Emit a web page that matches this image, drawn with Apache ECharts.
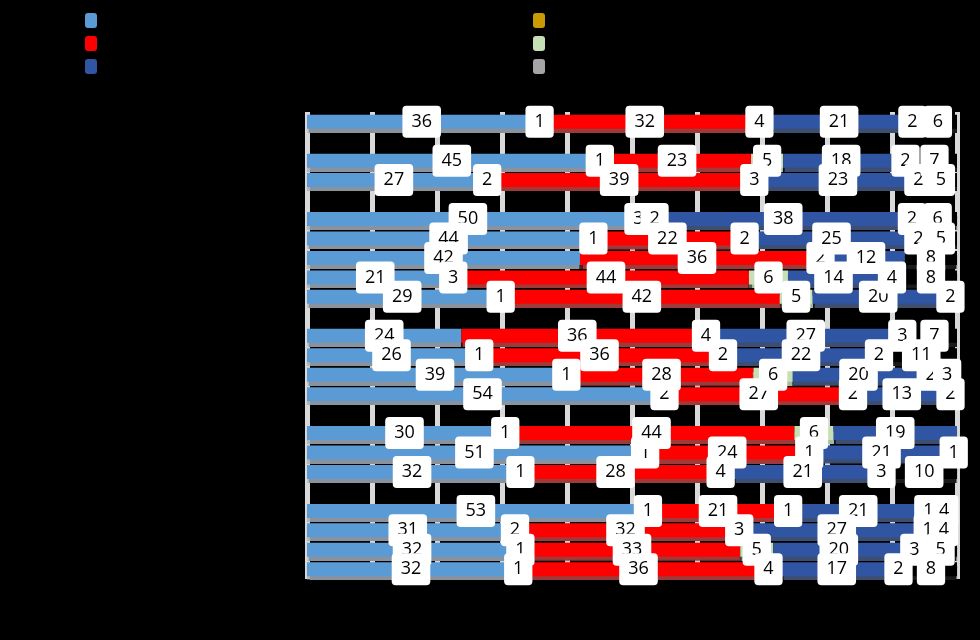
<!DOCTYPE html>
<html>
<head>
<meta charset="utf-8">
<script src="https://cdn.jsdelivr.net/npm/echarts@6/dist/echarts.min.js"></script>
<style>
  html, body { margin: 0; padding: 0; background: #000; }
  #chart { width: 980px; height: 640px; }
</style>
</head>
<body>
<div id="chart"></div>
<script>
// rows top to bottom, '' rows are the gaps between groups
var categories = ['Total', '', 'Men', 'Women', '', '16-24', '25-34', '35-44', '45-54', '55+', '',
    'Region A', 'Region B', 'Region C', 'Region D', '', 'Low', 'Medium', 'High', '',
    'Group 1', 'Group 2', 'Group 3', 'Group 4'];

var seriesNames = ['Answer 1', 'Answer 2', 'Answer 3', 'Answer 4', 'Answer 5', 'Answer 6', 'No answer'];
var seriesColors = ['#5b9bd5', '#c99a06', '#ff0000', '#c5e0b4', '#2f55a3', '#a5a5a5', '#000000'];
var shadowColors = ['#8a939d', '#8f7a40', '#9e3a3a', '#a9b9a2', '#3e4e70', '#8a8a8a', '#1a1a1a'];

var lightBlue  = [36, null, 45, 27, null, 50, 44, 42, 21, 29, null, 24, 26, 39, 54, null, 30, 51, 32, null, 53, 31, 32, 32];
var gold       = [1,  null, 1,  2,  null, 3,  1,  0,  3,  1,  null, 0,  1,  1,  2,  null, 1,  1,  1,  null, 1,  2,  1,  1];
var red        = [32, null, 23, 39, null, 2,  22, 36, 44, 42, null, 36, 36, 28, 27, null, 44, 24, 28, null, 21, 32, 33, 36];
var lightGreen = [4,  null, 5,  3,  null, 0,  2,  2,  6,  5,  null, 4,  2,  6,  2,  null, 6,  1,  4,  null, 1,  3,  5,  4];
var darkBlue   = [21, null, 18, 23, null, 38, 25, 12, 14, 20, null, 27, 22, 20, 13, null, 19, 21, 21, null, 21, 27, 20, 17];
var grey       = [2,  null, 2,  2,  null, 2,  2,  0,  4,  2,  null, 3,  2,  2,  2,  null, 0,  1,  3,  null, 1,  1,  3,  2];
var black      = [6,  null, 7,  5,  null, 6,  5,  8,  8,  0,  null, 7,  11, 3,  0,  null, 0,  0,  10, null, 4,  4,  5,  8];

var raw = [lightBlue, gold, red, lightGreen, darkBlue, grey, black];

// 100% stacked: each row is scaled to its own total, labels keep the raw value
var rowSum = categories.map(function (c, i) {
    var s = 0;
    raw.forEach(function (arr) { s += arr[i] || 0; });
    return s;
});

var series = raw.map(function (arr, k) {
    return {
        name: seriesNames[k],
        type: 'bar',
        stack: 'total',
        barWidth: 14,
        itemStyle: {
            color: seriesColors[k],
            shadowColor: shadowColors[k],
            shadowOffsetY: 4,
            shadowBlur: 1
        },
        label: {
            show: true,
            position: 'inside',
            formatter: function (p) { return String(raw[k][p.dataIndex]); },
            color: '#000',
            fontFamily: 'Open Sans',
            fontSize: 18,
            lineHeight: 20,
            backgroundColor: '#fff',
            padding: [6, 9],
            borderRadius: 4
        },
        data: arr.map(function (v, i) {
            if (!v) return '-';
            return v / rowSum[i] * 100;
        })
    };
});

var chart = echarts.init(document.getElementById('chart'));
chart.setOption({
    backgroundColor: '#000',
    animation: false,
    legend: [{
        data: [seriesNames[0], seriesNames[2], seriesNames[4], seriesNames[6]],
        orient: 'vertical',
        left: 80,
        top: 8,
        itemWidth: 12,
        itemHeight: 15,
        itemGap: 8,
        textStyle: { color: '#000', fontFamily: 'Open Sans', fontSize: 14 }
    }, {
        data: [seriesNames[1], seriesNames[3], seriesNames[5]],
        orient: 'vertical',
        left: 528,
        top: 8,
        itemWidth: 12,
        itemHeight: 15,
        itemGap: 8,
        textStyle: { color: '#000', fontFamily: 'Open Sans', fontSize: 14 }
    }],
    grid: { left: 307, right: 23, top: 112, bottom: 61 },
    xAxis: {
        type: 'value',
        min: 0,
        max: 100,
        interval: 10,
        axisLine: { show: false },
        axisTick: { show: false },
        axisLabel: { color: '#000', formatter: '{value}%', fontFamily: 'Open Sans', fontSize: 14 },
        splitLine: { lineStyle: { color: '#d9d9d9', width: 5 } }
    },
    yAxis: {
        type: 'category',
        inverse: true,
        data: categories,
        axisLine: { show: false },
        axisTick: { show: false },
        axisLabel: { color: '#000', fontFamily: 'Open Sans', fontSize: 14 }
    },
    series: series
});
</script>
</body>
</html>
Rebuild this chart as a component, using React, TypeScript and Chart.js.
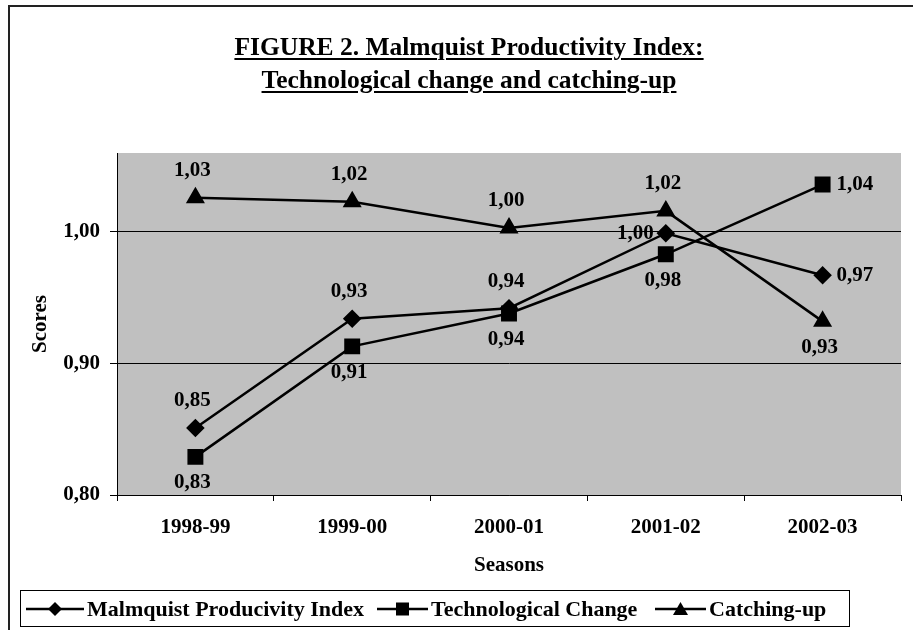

-*-*-

■ TASK OBJECTIVE ■
Scan the data above and copy every line with "this" in it.

■ FINISHED TASK ■
Emit a web page that matches this image, drawn with Apache ECharts.
Rebuild this chart as a component, using React, TypeScript and Chart.js.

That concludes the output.